# [What you will do]
Drop the pictures, then extract the listing word for word.

-- Material start --

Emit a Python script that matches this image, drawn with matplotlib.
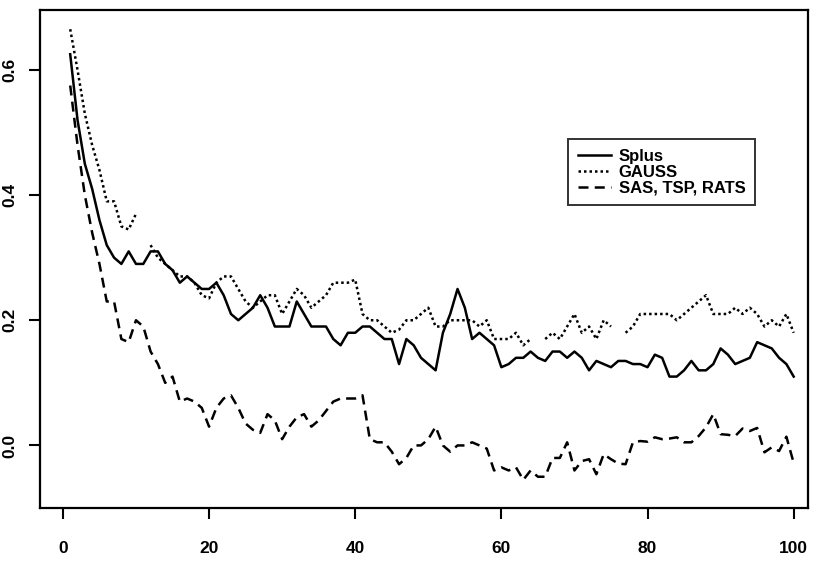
import numpy as np
import matplotlib
matplotlib.use("Agg")
import matplotlib.pyplot as plt

# Iteration index
steps = np.arange(1, 101)

# Estimates from each package (NaN marks breaks in the GAUSS trace)
splus = [
    0.625, 0.52, 0.45, 0.41, 0.36, 0.32, 0.30, 0.29, 0.31, 0.29,
    0.29, 0.31, 0.31, 0.29, 0.28, 0.26, 0.27, 0.26, 0.25, 0.25,
    0.26, 0.24, 0.21, 0.20, 0.21, 0.22, 0.24, 0.22, 0.19, 0.19,
    0.19, 0.23, 0.21, 0.19, 0.19, 0.19, 0.17, 0.16, 0.18, 0.18,
    0.19, 0.19, 0.18, 0.17, 0.17, 0.13, 0.17, 0.16, 0.14, 0.13,
    0.12, 0.18, 0.21, 0.25, 0.22, 0.17, 0.18, 0.17, 0.16, 0.125,
    0.13, 0.14, 0.14, 0.15, 0.14, 0.135, 0.15, 0.15, 0.14, 0.15,
    0.14, 0.12, 0.135, 0.13, 0.125, 0.135, 0.135, 0.13, 0.13, 0.125,
    0.145, 0.14, 0.11, 0.11, 0.12, 0.135, 0.12, 0.12, 0.13, 0.155,
    0.145, 0.13, 0.135, 0.14, 0.165, 0.16, 0.155, 0.14, 0.13, 0.11,
]

gauss = [
    0.665, 0.60, 0.53, 0.48, 0.44, 0.39, 0.39, 0.35, 0.345, 0.37,
    np.nan, 0.32, 0.30, 0.29, 0.28, 0.27, 0.27, 0.26, 0.24, 0.235,
    0.26, 0.27, 0.27, 0.25, 0.23, 0.22, 0.23, 0.24, 0.24, 0.21,
    0.23, 0.25, 0.24, 0.22, 0.23, 0.24, 0.26, 0.26, 0.26, 0.265,
    0.21, 0.20, 0.20, 0.19, 0.18, 0.185, 0.20, 0.20, 0.21, 0.22,
    0.19, 0.19, 0.20, 0.20, 0.20, 0.20, 0.19, 0.20, 0.17, 0.17,
    0.17, 0.18, 0.16, 0.17, np.nan, 0.17, 0.18, 0.17, 0.19, 0.21,
    0.18, 0.19, 0.17, 0.20, 0.19, np.nan, 0.18, 0.19, 0.21, 0.21,
    0.21, 0.21, 0.21, 0.20, 0.21, 0.22, 0.23, 0.24, 0.21, 0.21,
    0.21, 0.22, 0.21, 0.22, 0.21, 0.19, 0.20, 0.19, 0.21, 0.18,
]

sas = [
    0.575, 0.48, 0.40, 0.34, 0.29, 0.23, 0.23, 0.17, 0.165, 0.20,
    0.19, 0.15, 0.13, 0.10, 0.11, 0.07, 0.075, 0.07, 0.06, 0.03,
    0.06, 0.075, 0.08, 0.06, 0.035, 0.025, 0.02, 0.05, 0.04, 0.01,
    0.03, 0.045, 0.05, 0.03, 0.04, 0.055, 0.07, 0.075, 0.075, 0.075,
    0.08, 0.01, 0.005, 0.005, -0.01, -0.03, -0.02, 0.0, 0.0, 0.01,
    0.03, 0.0, -0.01, 0.0, 0.0, 0.005, 0.0, -0.005, -0.04, -0.035,
    -0.04, -0.035, -0.055, -0.04, -0.05, -0.05, -0.02, -0.02, 0.005, -0.04,
    -0.025, -0.022, -0.046, -0.014, -0.022, -0.029, -0.03, 0.005, 0.007, 0.006,
    0.013, 0.01, 0.011, 0.013, 0.005, 0.005, 0.015, 0.029, 0.05, 0.018,
    0.017, 0.015, 0.027, 0.023, 0.028, -0.011, -0.003, -0.009, 0.014, -0.028,
]

labels = ["Splus", "GAUSS", "SAS, TSP, RATS"]
x_ticks = [0, 20, 40, 60, 80, 100]
y_ticks = [0.0, 0.2, 0.4, 0.6]

plt.rcParams["font.family"] = ["Liberation Sans", "DejaVu Sans"]

fig = plt.figure(figsize=(8.14, 5.76), dpi=100)
ax = fig.add_axes([0.049, 0.118, 0.944, 0.865])

lw = 1.8
ax.plot(steps, splus, color="black", lw=lw, ls="-", label=labels[0])
ax.plot(steps, gauss, color="black", lw=lw, ls=(0, (1, 1.2)), label=labels[1])
ax.plot(steps, sas, color="black", lw=lw, ls=(0, (4, 2.5)), label=labels[2])

ax.set_xlim(-3.15, 102)
ax.set_ylim(-0.1, 0.696)
ax.set_xticks(x_ticks)
ax.set_yticks(y_ticks)
ax.set_xticklabels([str(t) for t in x_ticks], fontweight="bold", fontsize=12.5)
ax.set_yticklabels([f"{t:.1f}" for t in y_ticks], fontweight="bold", fontsize=12.5,
                   rotation=90, va="center")
ax.tick_params(direction="out", length=8, width=1.5)
ax.tick_params(axis="x", pad=16)
ax.tick_params(axis="y", pad=8)
for side in ax.spines.values():
    side.set_linewidth(1.6)

leg = ax.legend(loc="upper left", bbox_to_anchor=(0.676, 0.758), frameon=True,
                fancybox=False, edgecolor="black",
                handlelength=2.0, handletextpad=0.45, borderpad=0.6,
                labelspacing=0.05,
                prop={"weight": "bold", "size": 12})
leg.get_frame().set_linewidth(1.4)

fig.savefig("out.png", dpi=100)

-- Material end --

# [Complete output]
Emit a Python script that matches this image, drawn with matplotlib.
import numpy as np
import matplotlib
matplotlib.use("Agg")
import matplotlib.pyplot as plt

# Iteration index
steps = np.arange(1, 101)

# Estimates from each package (NaN marks breaks in the GAUSS trace)
splus = [
    0.625, 0.52, 0.45, 0.41, 0.36, 0.32, 0.30, 0.29, 0.31, 0.29,
    0.29, 0.31, 0.31, 0.29, 0.28, 0.26, 0.27, 0.26, 0.25, 0.25,
    0.26, 0.24, 0.21, 0.20, 0.21, 0.22, 0.24, 0.22, 0.19, 0.19,
    0.19, 0.23, 0.21, 0.19, 0.19, 0.19, 0.17, 0.16, 0.18, 0.18,
    0.19, 0.19, 0.18, 0.17, 0.17, 0.13, 0.17, 0.16, 0.14, 0.13,
    0.12, 0.18, 0.21, 0.25, 0.22, 0.17, 0.18, 0.17, 0.16, 0.125,
    0.13, 0.14, 0.14, 0.15, 0.14, 0.135, 0.15, 0.15, 0.14, 0.15,
    0.14, 0.12, 0.135, 0.13, 0.125, 0.135, 0.135, 0.13, 0.13, 0.125,
    0.145, 0.14, 0.11, 0.11, 0.12, 0.135, 0.12, 0.12, 0.13, 0.155,
    0.145, 0.13, 0.135, 0.14, 0.165, 0.16, 0.155, 0.14, 0.13, 0.11,
]

gauss = [
    0.665, 0.60, 0.53, 0.48, 0.44, 0.39, 0.39, 0.35, 0.345, 0.37,
    np.nan, 0.32, 0.30, 0.29, 0.28, 0.27, 0.27, 0.26, 0.24, 0.235,
    0.26, 0.27, 0.27, 0.25, 0.23, 0.22, 0.23, 0.24, 0.24, 0.21,
    0.23, 0.25, 0.24, 0.22, 0.23, 0.24, 0.26, 0.26, 0.26, 0.265,
    0.21, 0.20, 0.20, 0.19, 0.18, 0.185, 0.20, 0.20, 0.21, 0.22,
    0.19, 0.19, 0.20, 0.20, 0.20, 0.20, 0.19, 0.20, 0.17, 0.17,
    0.17, 0.18, 0.16, 0.17, np.nan, 0.17, 0.18, 0.17, 0.19, 0.21,
    0.18, 0.19, 0.17, 0.20, 0.19, np.nan, 0.18, 0.19, 0.21, 0.21,
    0.21, 0.21, 0.21, 0.20, 0.21, 0.22, 0.23, 0.24, 0.21, 0.21,
    0.21, 0.22, 0.21, 0.22, 0.21, 0.19, 0.20, 0.19, 0.21, 0.18,
]

sas = [
    0.575, 0.48, 0.40, 0.34, 0.29, 0.23, 0.23, 0.17, 0.165, 0.20,
    0.19, 0.15, 0.13, 0.10, 0.11, 0.07, 0.075, 0.07, 0.06, 0.03,
    0.06, 0.075, 0.08, 0.06, 0.035, 0.025, 0.02, 0.05, 0.04, 0.01,
    0.03, 0.045, 0.05, 0.03, 0.04, 0.055, 0.07, 0.075, 0.075, 0.075,
    0.08, 0.01, 0.005, 0.005, -0.01, -0.03, -0.02, 0.0, 0.0, 0.01,
    0.03, 0.0, -0.01, 0.0, 0.0, 0.005, 0.0, -0.005, -0.04, -0.035,
    -0.04, -0.035, -0.055, -0.04, -0.05, -0.05, -0.02, -0.02, 0.005, -0.04,
    -0.025, -0.022, -0.046, -0.014, -0.022, -0.029, -0.03, 0.005, 0.007, 0.006,
    0.013, 0.01, 0.011, 0.013, 0.005, 0.005, 0.015, 0.029, 0.05, 0.018,
    0.017, 0.015, 0.027, 0.023, 0.028, -0.011, -0.003, -0.009, 0.014, -0.028,
]

labels = ["Splus", "GAUSS", "SAS, TSP, RATS"]
x_ticks = [0, 20, 40, 60, 80, 100]
y_ticks = [0.0, 0.2, 0.4, 0.6]

plt.rcParams["font.family"] = ["Liberation Sans", "DejaVu Sans"]

fig = plt.figure(figsize=(8.14, 5.76), dpi=100)
ax = fig.add_axes([0.049, 0.118, 0.944, 0.865])

lw = 1.8
ax.plot(steps, splus, color="black", lw=lw, ls="-", label=labels[0])
ax.plot(steps, gauss, color="black", lw=lw, ls=(0, (1, 1.2)), label=labels[1])
ax.plot(steps, sas, color="black", lw=lw, ls=(0, (4, 2.5)), label=labels[2])

ax.set_xlim(-3.15, 102)
ax.set_ylim(-0.1, 0.696)
ax.set_xticks(x_ticks)
ax.set_yticks(y_ticks)
ax.set_xticklabels([str(t) for t in x_ticks], fontweight="bold", fontsize=12.5)
ax.set_yticklabels([f"{t:.1f}" for t in y_ticks], fontweight="bold", fontsize=12.5,
                   rotation=90, va="center")
ax.tick_params(direction="out", length=8, width=1.5)
ax.tick_params(axis="x", pad=16)
ax.tick_params(axis="y", pad=8)
for side in ax.spines.values():
    side.set_linewidth(1.6)

leg = ax.legend(loc="upper left", bbox_to_anchor=(0.676, 0.758), frameon=True,
                fancybox=False, edgecolor="black",
                handlelength=2.0, handletextpad=0.45, borderpad=0.6,
                labelspacing=0.05,
                prop={"weight": "bold", "size": 12})
leg.get_frame().set_linewidth(1.4)

fig.savefig("out.png", dpi=100)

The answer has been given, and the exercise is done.